## What is needed
Stop after the line with "fondo) -- (fondo);": repeat exactly every line before it, beginning with the first, and that line itself.

- - - - -

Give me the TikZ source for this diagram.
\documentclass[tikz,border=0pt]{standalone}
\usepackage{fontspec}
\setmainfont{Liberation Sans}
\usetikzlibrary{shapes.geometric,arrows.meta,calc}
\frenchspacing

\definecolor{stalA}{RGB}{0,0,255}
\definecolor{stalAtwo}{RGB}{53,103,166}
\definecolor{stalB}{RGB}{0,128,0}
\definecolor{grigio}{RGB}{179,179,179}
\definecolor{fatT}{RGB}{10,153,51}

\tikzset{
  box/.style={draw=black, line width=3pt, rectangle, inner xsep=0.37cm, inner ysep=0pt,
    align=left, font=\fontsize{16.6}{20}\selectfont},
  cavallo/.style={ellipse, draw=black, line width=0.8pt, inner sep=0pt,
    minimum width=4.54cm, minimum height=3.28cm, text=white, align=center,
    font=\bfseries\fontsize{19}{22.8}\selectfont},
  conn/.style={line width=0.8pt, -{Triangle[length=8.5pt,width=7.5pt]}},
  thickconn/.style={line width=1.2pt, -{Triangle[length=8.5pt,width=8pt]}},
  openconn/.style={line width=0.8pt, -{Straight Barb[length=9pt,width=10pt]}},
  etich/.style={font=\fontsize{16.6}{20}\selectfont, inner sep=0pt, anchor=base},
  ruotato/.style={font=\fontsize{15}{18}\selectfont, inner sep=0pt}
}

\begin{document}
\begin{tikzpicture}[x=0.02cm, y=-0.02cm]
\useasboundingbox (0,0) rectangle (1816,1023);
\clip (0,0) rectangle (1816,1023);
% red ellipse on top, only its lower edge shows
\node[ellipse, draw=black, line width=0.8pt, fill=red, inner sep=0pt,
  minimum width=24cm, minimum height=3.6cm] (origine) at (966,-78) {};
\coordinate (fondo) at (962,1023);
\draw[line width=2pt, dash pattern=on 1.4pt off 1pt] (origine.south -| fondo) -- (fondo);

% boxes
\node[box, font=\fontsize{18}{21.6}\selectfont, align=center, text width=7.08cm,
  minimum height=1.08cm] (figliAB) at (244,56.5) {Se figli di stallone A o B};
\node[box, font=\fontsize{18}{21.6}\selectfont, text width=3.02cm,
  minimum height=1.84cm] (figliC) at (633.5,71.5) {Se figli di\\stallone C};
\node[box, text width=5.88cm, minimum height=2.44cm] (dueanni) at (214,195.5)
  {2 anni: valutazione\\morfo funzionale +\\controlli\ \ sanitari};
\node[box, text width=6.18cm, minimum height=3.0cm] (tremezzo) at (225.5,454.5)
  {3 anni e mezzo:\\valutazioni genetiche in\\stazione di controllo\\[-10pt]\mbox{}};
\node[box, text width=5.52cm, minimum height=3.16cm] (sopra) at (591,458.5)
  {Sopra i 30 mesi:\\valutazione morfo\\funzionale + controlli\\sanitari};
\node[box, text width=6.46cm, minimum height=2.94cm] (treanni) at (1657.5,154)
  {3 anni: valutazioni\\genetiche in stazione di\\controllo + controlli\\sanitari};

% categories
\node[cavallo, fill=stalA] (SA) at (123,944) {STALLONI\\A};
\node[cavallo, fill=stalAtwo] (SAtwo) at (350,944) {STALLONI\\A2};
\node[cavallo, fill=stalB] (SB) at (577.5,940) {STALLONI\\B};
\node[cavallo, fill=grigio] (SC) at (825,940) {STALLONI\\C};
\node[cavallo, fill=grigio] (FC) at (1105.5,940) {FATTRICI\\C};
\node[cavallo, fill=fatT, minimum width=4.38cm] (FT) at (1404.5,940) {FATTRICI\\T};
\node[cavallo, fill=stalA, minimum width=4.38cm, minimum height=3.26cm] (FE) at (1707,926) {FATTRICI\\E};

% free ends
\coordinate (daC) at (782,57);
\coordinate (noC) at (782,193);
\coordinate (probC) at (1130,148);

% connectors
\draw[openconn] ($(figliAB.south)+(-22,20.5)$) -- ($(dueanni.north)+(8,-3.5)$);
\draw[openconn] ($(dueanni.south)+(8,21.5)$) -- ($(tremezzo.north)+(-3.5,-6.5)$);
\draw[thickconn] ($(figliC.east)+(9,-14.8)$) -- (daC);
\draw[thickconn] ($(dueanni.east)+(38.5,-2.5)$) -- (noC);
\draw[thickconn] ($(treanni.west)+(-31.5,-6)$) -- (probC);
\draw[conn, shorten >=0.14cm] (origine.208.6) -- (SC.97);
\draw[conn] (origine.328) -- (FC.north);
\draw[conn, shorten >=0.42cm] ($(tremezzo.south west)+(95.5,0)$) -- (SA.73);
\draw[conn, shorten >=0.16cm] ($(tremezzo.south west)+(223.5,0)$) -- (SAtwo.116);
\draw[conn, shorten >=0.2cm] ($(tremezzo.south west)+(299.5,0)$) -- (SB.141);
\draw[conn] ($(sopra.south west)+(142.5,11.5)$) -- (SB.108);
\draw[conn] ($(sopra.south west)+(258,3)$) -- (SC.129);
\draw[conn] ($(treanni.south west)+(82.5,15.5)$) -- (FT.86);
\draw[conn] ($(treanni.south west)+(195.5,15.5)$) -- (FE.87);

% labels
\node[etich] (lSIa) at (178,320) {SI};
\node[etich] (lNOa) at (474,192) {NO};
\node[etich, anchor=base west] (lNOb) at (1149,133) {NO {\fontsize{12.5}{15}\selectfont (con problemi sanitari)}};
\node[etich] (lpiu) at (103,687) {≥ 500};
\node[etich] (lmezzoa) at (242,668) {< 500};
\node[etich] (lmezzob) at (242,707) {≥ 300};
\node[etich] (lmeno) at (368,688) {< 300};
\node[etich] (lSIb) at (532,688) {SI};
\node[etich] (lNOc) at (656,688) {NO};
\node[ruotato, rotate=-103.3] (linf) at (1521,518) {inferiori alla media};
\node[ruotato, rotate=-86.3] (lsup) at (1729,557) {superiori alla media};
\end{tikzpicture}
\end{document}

- - - - -

## Exercise response
Give me the TikZ source for this diagram.
\documentclass[tikz,border=0pt]{standalone}
\usepackage{fontspec}
\setmainfont{Liberation Sans}
\usetikzlibrary{shapes.geometric,arrows.meta,calc}
\frenchspacing

\definecolor{stalA}{RGB}{0,0,255}
\definecolor{stalAtwo}{RGB}{53,103,166}
\definecolor{stalB}{RGB}{0,128,0}
\definecolor{grigio}{RGB}{179,179,179}
\definecolor{fatT}{RGB}{10,153,51}

\tikzset{
  box/.style={draw=black, line width=3pt, rectangle, inner xsep=0.37cm, inner ysep=0pt,
    align=left, font=\fontsize{16.6}{20}\selectfont},
  cavallo/.style={ellipse, draw=black, line width=0.8pt, inner sep=0pt,
    minimum width=4.54cm, minimum height=3.28cm, text=white, align=center,
    font=\bfseries\fontsize{19}{22.8}\selectfont},
  conn/.style={line width=0.8pt, -{Triangle[length=8.5pt,width=7.5pt]}},
  thickconn/.style={line width=1.2pt, -{Triangle[length=8.5pt,width=8pt]}},
  openconn/.style={line width=0.8pt, -{Straight Barb[length=9pt,width=10pt]}},
  etich/.style={font=\fontsize{16.6}{20}\selectfont, inner sep=0pt, anchor=base},
  ruotato/.style={font=\fontsize{15}{18}\selectfont, inner sep=0pt}
}

\begin{document}
\begin{tikzpicture}[x=0.02cm, y=-0.02cm]
\useasboundingbox (0,0) rectangle (1816,1023);
\clip (0,0) rectangle (1816,1023);
% red ellipse on top, only its lower edge shows
\node[ellipse, draw=black, line width=0.8pt, fill=red, inner sep=0pt,
  minimum width=24cm, minimum height=3.6cm] (origine) at (966,-78) {};
\coordinate (fondo) at (962,1023);
\draw[line width=2pt, dash pattern=on 1.4pt off 1pt] (origine.south -| fondo) -- (fondo);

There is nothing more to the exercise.